Running back Blake Sullivan agrees.
“The last few games that we’ve lost, something bad goes down and everyone gets their heads down,” said Sullivan, 17, a senior. “We’re focusing on not doing that this game. If something goes wrong, we need to fight back.
“We know we have the capability. But we’ve not [always] put ourselves in the best situations. We’ve only been playing one half, not the other. Once we put a complete game together, we’ll have more wins.”
Another player who intimated the Eagles have, at times, been their own worst enemy was senior defensive back Isaac Gallegos.
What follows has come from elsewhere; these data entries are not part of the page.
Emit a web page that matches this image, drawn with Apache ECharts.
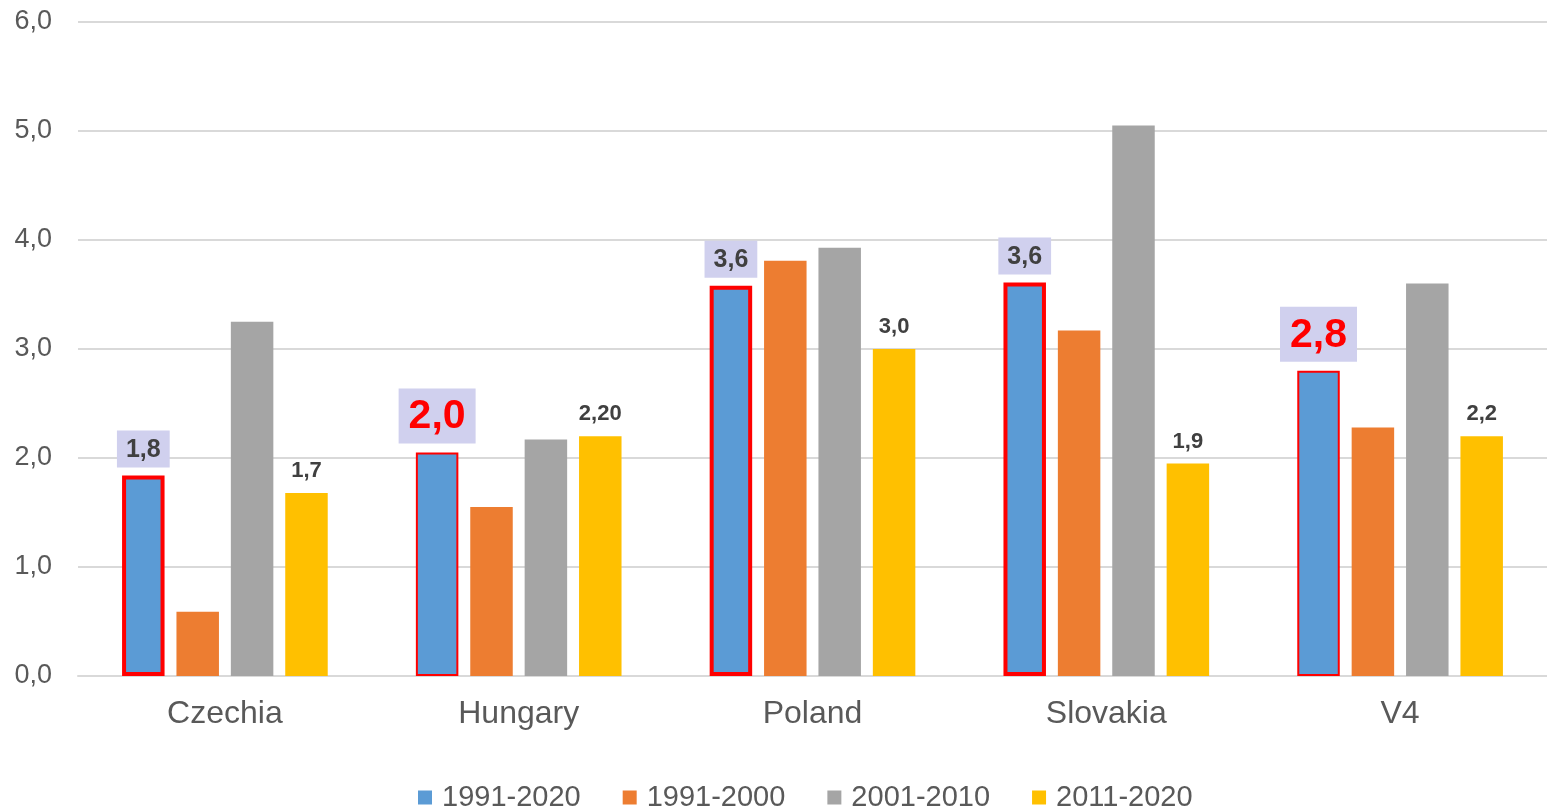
<!DOCTYPE html>
<html lang="en">
<head>
  <meta charset="UTF-8">
  <title>V4 bar chart</title>
  <script src="https://cdn.jsdelivr.net/npm/echarts@6.0.0/dist/echarts.min.js"></script>
  <style>
    * { margin: 0; padding: 0; box-sizing: border-box; }
    body { background-color: #ffffff; }
    #chart { width: 1547px; height: 807px; }
  </style>
</head>
<body>
  <div id="chart"></div>

  <script>
    // data
    var categories = ['Czechia', 'Hungary', 'Poland', 'Slovakia', 'V4'];
    var seriesNames = ['1991-2020', '1991-2000', '2001-2010', '2011-2020'];
    var values1991_2020 = [1.84, 2.05, 3.58, 3.61, 2.80];
    var values1991_2000 = [0.59, 1.55, 3.81, 3.17, 2.28];
    var values2001_2010 = [3.25, 2.17, 3.93, 5.05, 3.60];
    var values2011_2020 = [1.68, 2.20, 3.00, 1.95, 2.20];
    var labels1991_2020 = ['1,8', '2,0', '3,6', '3,6', '2,8'];
    var labels2011_2020 = ['1,7', '2,20', '3,0', '1,9', '2,2'];
    var bigLabel = [false, true, false, false, true];
    var yTicks = [0, 1, 2, 3, 4, 5, 6];

    var font = "'Liberation Sans', Arial, sans-serif";

    var blueData = values1991_2020.map(function (v, i) {
      var big = bigLabel[i];
      return {
        value: v,
        itemStyle: { borderColor: '#ff0000', borderWidth: big ? 2 : 4 },
        label: {
          show: true,
          position: 'top',
          distance: big ? 9 : 8,
          formatter: labels1991_2020[i],
          fontFamily: font,
          fontWeight: 'bold',
          fontSize: big ? 41 : 25,
          color: big ? '#ff0000' : '#404040',
          backgroundColor: '#d0d0ee',
          padding: big ? [8, 10, 6, 10] : [7, 9, 5, 9]
        }
      };
    });

    var yellowData = values2011_2020.map(function (v, i) {
      return {
        value: v,
        label: {
          show: true,
          position: 'top',
          distance: 11,
          formatter: labels2011_2020[i],
          fontFamily: font,
          fontWeight: 'bold',
          fontSize: 22,
          color: '#404040'
        }
      };
    });

    var chartDom = document.getElementById('chart');
    var myChart = echarts.init(chartDom);

    var option = {
      animation: false,
      textStyle: { fontFamily: font },
      color: ['#5b9bd5', '#ed7d31', '#a5a5a5', '#ffc000'],
      grid: { left: 78, right: 0, top: 22, bottom: 131 },
      legend: {
        data: seriesNames,
        top: 778,
        left: 413,
        itemWidth: 14,
        itemHeight: 14,
        itemGap: 42,
        icon: 'rect',
        textStyle: { fontSize: 29, color: '#595959', fontFamily: font, padding: [0, 0, 0, 5] }
      },
      xAxis: {
        type: 'category',
        data: categories,
        axisTick: { show: false },
        axisLine: { lineStyle: { color: '#d9d9d9', width: 2 } },
        axisLabel: { fontSize: 32, color: '#595959', margin: 22, fontFamily: font }
      },
      yAxis: {
        type: 'value',
        min: yTicks[0],
        max: yTicks[yTicks.length - 1],
        interval: 1,
        axisLabel: {
          fontSize: 27,
          color: '#595959',
          margin: 26,
          fontFamily: font,
          formatter: function (v) { return v.toFixed(1).replace('.', ','); }
        },
        splitLine: { lineStyle: { color: '#d9d9d9', width: 2 } }
      },
      series: [
        { name: seriesNames[0], type: 'bar', barGap: '28%', barCategoryGap: '30%', data: blueData },
        { name: seriesNames[1], type: 'bar', data: values1991_2000 },
        { name: seriesNames[2], type: 'bar', data: values2001_2010 },
        { name: seriesNames[3], type: 'bar', data: yellowData }
      ]
    };

    myChart.setOption(option);
  </script>
</body>
</html>
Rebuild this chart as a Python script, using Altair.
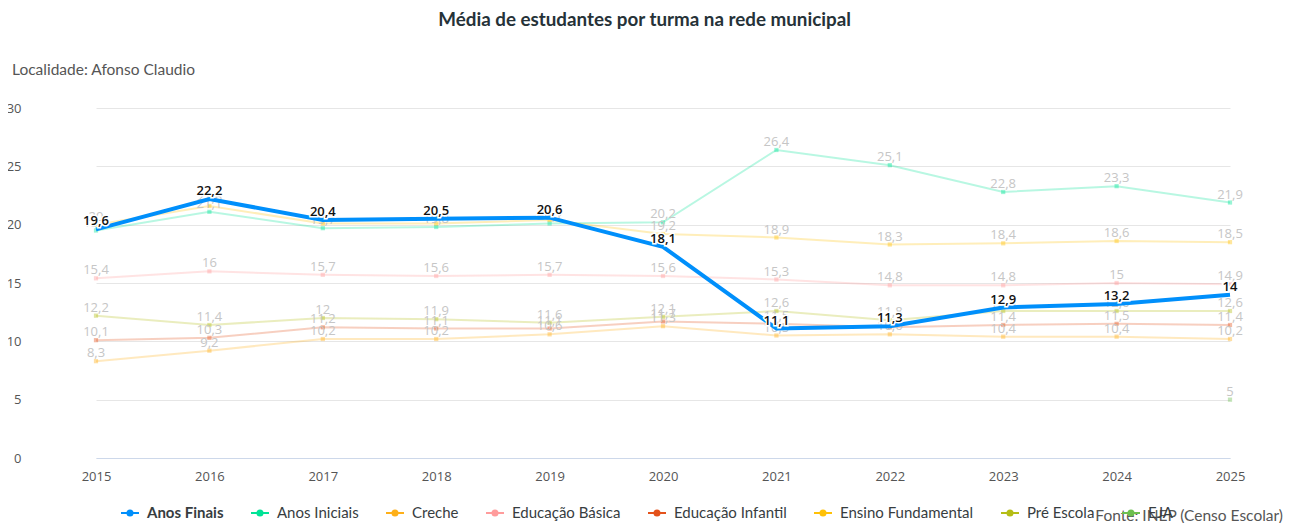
import altair as alt
import pandas as pd

years = ["2015", "2016", "2017", "2018", "2019", "2020", "2021", "2022", "2023", "2024", "2025"]

anos_finais = [19.6, 22.2, 20.4, 20.5, 20.6, 18.1, 11.1, 11.3, 12.9, 13.2, 14.0]
anos_iniciais = [19.5, 21.1, 19.7, 19.8, 20.1, 20.2, 26.4, 25.1, 22.8, 23.3, 21.9]
creche = [8.3, 9.2, 10.2, 10.2, 10.6, 11.3, 10.5, 10.6, 10.4, 10.4, 10.2]
educacao_basica = [15.4, 16.0, 15.7, 15.6, 15.7, 15.6, 15.3, 14.8, 14.8, 15.0, 14.9]
educacao_infantil = [10.1, 10.3, 11.2, 11.1, 11.1, 11.7, 11.5, 11.2, 11.4, 11.5, 11.4]
ensino_fundamental = [20.0, 21.6, 20.1, 20.1, 20.4, 19.2, 18.9, 18.3, 18.4, 18.6, 18.5]
pre_escola = [12.2, 11.4, 12.0, 11.9, 11.6, 12.1, 12.6, 11.8, 12.6, 12.6, 12.6]
eja = [None, None, None, None, None, None, None, None, None, None, 5.0]

series_names = ["Anos Finais", "Anos Iniciais", "Creche", "Educação Básica",
                "Educação Infantil", "Ensino Fundamental", "Pré Escola", "EJA"]
series_values = [anos_finais, anos_iniciais, creche, educacao_basica,
                 educacao_infantil, ensino_fundamental, pre_escola, eja]
series_colors = ["#008FFB", "#00E396", "#FEB019", "#FF9C9C",
                 "#E4521B", "#FFC107", "#B5BD16", "#6CBF50"]

title_text = "Média de estudantes por turma na rede municipal"
locality_text = "Localidade: Afonso Claudio"
source_text = "Fonte: INEP (Censo Escolar)"

rows = []
for name, vals in zip(series_names, series_values):
    for yr, v in zip(years, vals):
        if v is not None:
            rows.append({"serie": name, "ano": yr, "valor": v})
df = pd.DataFrame(rows)

W, H = 1240, 350
FOCUS = "Anos Finais"

x_enc = alt.X(
    "ano:O",
    sort=years,
    scale=alt.Scale(type="point", range=[57, 1191], padding=0),
    axis=alt.Axis(title=None, labelAngle=0, ticks=False, grid=False,
                  domainColor="#cdd8ea", domainWidth=1, labelPadding=12,
                  labelFont="Open Sans", labelFontSize=13, labelColor="#555555"),
)
y_enc = alt.Y(
    "valor:Q",
    scale=alt.Scale(domain=[0, 30], nice=False, zero=True),
    axis=alt.Axis(title=None, values=[0, 5, 10, 15, 20, 25, 30], ticks=False,
                  domain=False, labelAlign="right", labelPadding=18,
                  labelFont="Open Sans", labelFontSize=13, labelColor="#555555",
                  gridColor="#e6e6e6", gridWidth=1),
)
color_enc = alt.Color(
    "serie:N",
    scale=alt.Scale(domain=series_names, range=series_colors),
    legend=alt.Legend(
        title=None, orient="none", legendX=81, legendY=395, direction="horizontal",
        columns=8, symbolType="M-1,0L1,0M-0.28,0a0.28,0.28 0 1,0 0.56,0a0.28,0.28 0 1,0 -0.56,0",
        symbolSize=324, symbolStrokeWidth=2, symbolOpacity=1, labelOffset=7,
        columnPadding=23, labelFont="Lato", labelFontSize=15, labelColor="#373d3f",
        labelFontWeight=alt.ExprRef("datum.label === 'Anos Finais' ? 'bold' : 'normal'"),
        labelLimit=300,
    ),
)

base = alt.Chart(df).transform_calculate(
    rotulo="replace(toString(datum.valor), '.', ',')"
)

faded = base.transform_filter(alt.datum.serie != FOCUS)
focus = base.transform_filter(alt.datum.serie == FOCUS)

faded_lines = faded.mark_line(strokeWidth=2, opacity=0.28).encode(
    x=x_enc, y=y_enc, color=color_enc, detail="serie:N"
)
faded_points = faded.mark_point(shape="square", filled=True, size=18, opacity=0.4).encode(
    x=x_enc, y=y_enc,
    color=alt.Color("serie:N", scale=alt.Scale(domain=series_names, range=series_colors), legend=None)
)
faded_labels = faded.mark_text(
    font="Open Sans", fontSize=13, color="#c6c6c6", baseline="alphabetic", dy=-4
).encode(x=x_enc, y=y_enc, text="rotulo:N")

focus_line = focus.mark_line(strokeWidth=4).encode(
    x=x_enc, y=y_enc, color=color_enc
)
focus_halo = focus.mark_text(
    font="Open Sans", fontSize=13, fontWeight=600, color="white", stroke="white",
    strokeWidth=3, baseline="alphabetic", dy=-4
).encode(x=x_enc, y=y_enc, text="rotulo:N")
focus_labels = focus.mark_text(
    font="Open Sans", fontSize=13, fontWeight=600, color="#111111", baseline="alphabetic", dy=-4
).encode(x=x_enc, y=y_enc, text="rotulo:N")

locality = alt.Chart(pd.DataFrame({"t": [locality_text]})).mark_text(
    font="Lato", fontSize=15.5, color="#555555", align="left", baseline="middle"
).encode(x=alt.value(-27), y=alt.value(-38), text="t:N")

source = alt.Chart(pd.DataFrame({"t": [source_text]})).mark_text(
    font="Lato", fontSize=15.5, color="#555555", align="right", baseline="alphabetic"
).encode(x=alt.value(1244), y=alt.value(413), text="t:N")

chart = alt.layer(
    faded_lines, faded_points, faded_labels, focus_line, focus_halo, focus_labels,
    locality, source
).properties(
    width=W, height=H,
    title=alt.TitleParams(title_text, font="Lato", fontSize=18.8, fontWeight="bold",
                          color="#263238", anchor="middle", frame="bounds", offset=33),
    autosize="none",
    padding={"left": 31, "top": 100, "right": 4, "bottom": 65},
).configure_view(stroke=None)

chart.save("out.html", embed_options={"renderer": "svg", "actions": False})
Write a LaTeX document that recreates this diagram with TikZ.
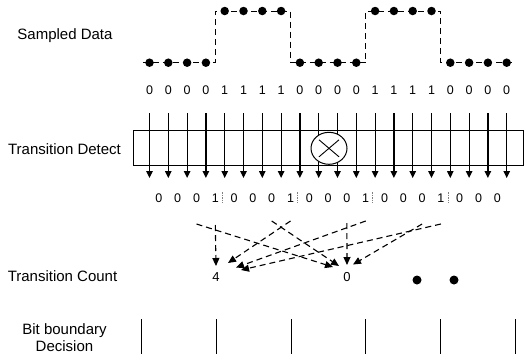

“Last year we were kind of separated; our offense and defense weren’t really together,” said Gallegos, 17. “This year I wanted to see us play together as one, not just ‘offense’ and ‘defense.’ And this year I feel we’re doing a good job of that. A lot of guys are playing both ways and we understand how much we need each other on both sides of the field.”
Gallegos, 17 — who was recently presented an NFL “Way to Play” award given to high school players who block or tackle using recommended safety techniques — expected this week’s preparation for Notre Dame to be intense and demanding.
“I want to see this week of practice be more serious, be more focused,” Gallegos said. “Take the game serious. I felt like the losses to Paraclete and Oxnard, we looked unprepared. We didn’t take those games serious enough. The league games we have to take more serious, and come all out.”
Attitude and Commitment seem in place at Chaminade. Bodies are another matter. Croson is playing eight freshmen this season, partly out of necessity and also “because they’re good.” But youngish teams don’t often fare well in Division I football, and especially in a league like Mission where every team is potentially loaded with top-level talent.
“It’s a tough road to hoe,” Croson said. “But we’re okay with that. We’re going to challenge our guys. Because this also ends up being background in their lives. Wouldn’t you want your background to be strict and a challenge, and learn those kinds of lessons?
“And if we can have another [freshman] class like this one next year, we’ll be back.”